8.2 Ragged Data Structures

This is an old version, view current version.

Ragged arrays are arrays that are not rectangular, but have different sized entries. This kind of structure crops up when there are different numbers of observations per entry.

A general approach to dealing with ragged structure is to move to a full database-like data structure as discussed in the previous section. A more compact approach is possible with some indexing into a linear array.

For example, consider a data structure for three groups, each of which has a different number of observations.

id:ragged-data.figure

Suppose the model is a simple varying intercept model, which, using vectorized notation, would yield a likelihood \[ \prod_{n=1}^3 \log \mathsf{normal}(y_n | \mu_n, \sigma). \] There’s no direct way to encode this in Stan.
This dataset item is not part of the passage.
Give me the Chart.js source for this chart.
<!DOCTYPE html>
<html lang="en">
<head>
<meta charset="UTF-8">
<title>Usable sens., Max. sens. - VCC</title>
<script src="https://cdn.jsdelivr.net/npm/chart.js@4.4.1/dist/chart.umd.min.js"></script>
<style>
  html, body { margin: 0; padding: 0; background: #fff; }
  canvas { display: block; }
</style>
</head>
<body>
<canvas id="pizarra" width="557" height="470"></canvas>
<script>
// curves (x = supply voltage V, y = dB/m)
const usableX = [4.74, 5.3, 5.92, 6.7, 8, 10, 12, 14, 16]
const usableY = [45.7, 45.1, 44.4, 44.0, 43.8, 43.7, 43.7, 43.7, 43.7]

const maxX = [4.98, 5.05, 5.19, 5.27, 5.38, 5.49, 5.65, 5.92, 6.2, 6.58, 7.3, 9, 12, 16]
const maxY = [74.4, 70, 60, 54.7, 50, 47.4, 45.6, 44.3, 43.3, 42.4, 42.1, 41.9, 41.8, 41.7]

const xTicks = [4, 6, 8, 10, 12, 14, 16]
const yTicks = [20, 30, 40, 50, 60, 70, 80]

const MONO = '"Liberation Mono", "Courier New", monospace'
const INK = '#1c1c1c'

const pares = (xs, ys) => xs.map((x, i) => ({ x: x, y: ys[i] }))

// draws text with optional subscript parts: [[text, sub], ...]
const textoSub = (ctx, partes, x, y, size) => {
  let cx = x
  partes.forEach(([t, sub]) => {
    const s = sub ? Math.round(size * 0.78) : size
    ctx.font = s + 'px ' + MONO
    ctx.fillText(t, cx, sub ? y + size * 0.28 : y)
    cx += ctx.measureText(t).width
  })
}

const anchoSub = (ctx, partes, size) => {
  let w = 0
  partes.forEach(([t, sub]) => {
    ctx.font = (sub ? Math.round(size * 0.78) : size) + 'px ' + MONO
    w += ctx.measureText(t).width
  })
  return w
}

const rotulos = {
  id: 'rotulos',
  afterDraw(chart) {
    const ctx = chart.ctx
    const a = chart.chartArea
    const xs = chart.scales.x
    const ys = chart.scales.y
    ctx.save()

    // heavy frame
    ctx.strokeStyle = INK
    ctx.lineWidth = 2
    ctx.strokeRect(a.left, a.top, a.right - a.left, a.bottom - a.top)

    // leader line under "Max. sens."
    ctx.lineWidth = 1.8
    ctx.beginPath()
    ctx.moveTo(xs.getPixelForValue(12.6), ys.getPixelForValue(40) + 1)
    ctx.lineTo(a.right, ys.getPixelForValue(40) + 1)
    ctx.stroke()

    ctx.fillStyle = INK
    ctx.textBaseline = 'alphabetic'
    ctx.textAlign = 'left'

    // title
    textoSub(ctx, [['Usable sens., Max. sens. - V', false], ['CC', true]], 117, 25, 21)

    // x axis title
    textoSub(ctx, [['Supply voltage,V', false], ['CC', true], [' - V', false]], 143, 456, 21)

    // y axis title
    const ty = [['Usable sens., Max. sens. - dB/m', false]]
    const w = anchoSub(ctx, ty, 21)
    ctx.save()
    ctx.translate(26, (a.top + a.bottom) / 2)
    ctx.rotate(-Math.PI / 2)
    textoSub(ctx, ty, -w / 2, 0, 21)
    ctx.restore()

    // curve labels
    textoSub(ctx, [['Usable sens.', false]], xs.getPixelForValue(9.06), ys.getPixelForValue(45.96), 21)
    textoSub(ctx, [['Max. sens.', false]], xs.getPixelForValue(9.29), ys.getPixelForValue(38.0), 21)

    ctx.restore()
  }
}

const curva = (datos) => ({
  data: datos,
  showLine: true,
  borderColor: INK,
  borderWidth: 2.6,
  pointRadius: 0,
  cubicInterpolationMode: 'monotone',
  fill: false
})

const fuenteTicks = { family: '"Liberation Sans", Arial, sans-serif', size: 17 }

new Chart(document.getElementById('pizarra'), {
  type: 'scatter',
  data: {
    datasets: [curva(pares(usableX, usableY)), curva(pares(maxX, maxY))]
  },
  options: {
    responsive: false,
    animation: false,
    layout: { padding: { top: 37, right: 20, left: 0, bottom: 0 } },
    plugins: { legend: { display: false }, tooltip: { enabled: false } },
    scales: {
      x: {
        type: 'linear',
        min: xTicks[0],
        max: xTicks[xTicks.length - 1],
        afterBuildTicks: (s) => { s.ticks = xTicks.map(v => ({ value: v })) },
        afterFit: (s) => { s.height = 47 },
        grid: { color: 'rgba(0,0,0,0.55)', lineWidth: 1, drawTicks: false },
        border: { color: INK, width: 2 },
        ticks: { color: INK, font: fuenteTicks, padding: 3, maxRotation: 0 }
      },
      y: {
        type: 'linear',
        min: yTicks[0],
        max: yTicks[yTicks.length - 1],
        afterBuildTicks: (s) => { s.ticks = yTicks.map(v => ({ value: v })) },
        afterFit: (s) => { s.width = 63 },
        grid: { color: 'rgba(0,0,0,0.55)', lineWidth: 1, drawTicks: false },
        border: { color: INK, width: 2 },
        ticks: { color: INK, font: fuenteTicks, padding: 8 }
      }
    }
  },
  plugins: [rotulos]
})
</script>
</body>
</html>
A full database type structure could be used, as in the sparse example, but this is inefficient, wasting space for unnecessary indices and not allowing vector-based density operations. A better way to code this data is as a single list of values, with a separate data structure indicating the sizes of each subarray. This is indicated on the right of the example. This coding uses a single array for the values and a separate array for the sizes of each row.

The model can then be coded up using slicing operations as follows.

data {
  int<lower=0> N;   // # observations
  int<lower=0> K;   // # of groups
  vector[N] y;      // observations
  int s[K];         // group sizes
  ...
model {
  int pos;
  pos = 1;
  for (k in 1:K) {
    segment(y, pos, s[k]) ~ normal(mu[k], sigma);
    pos = pos + s[k];
  }

This coding allows for efficient vectorization, which is worth the copy cost entailed by the segment() vector slicing operation.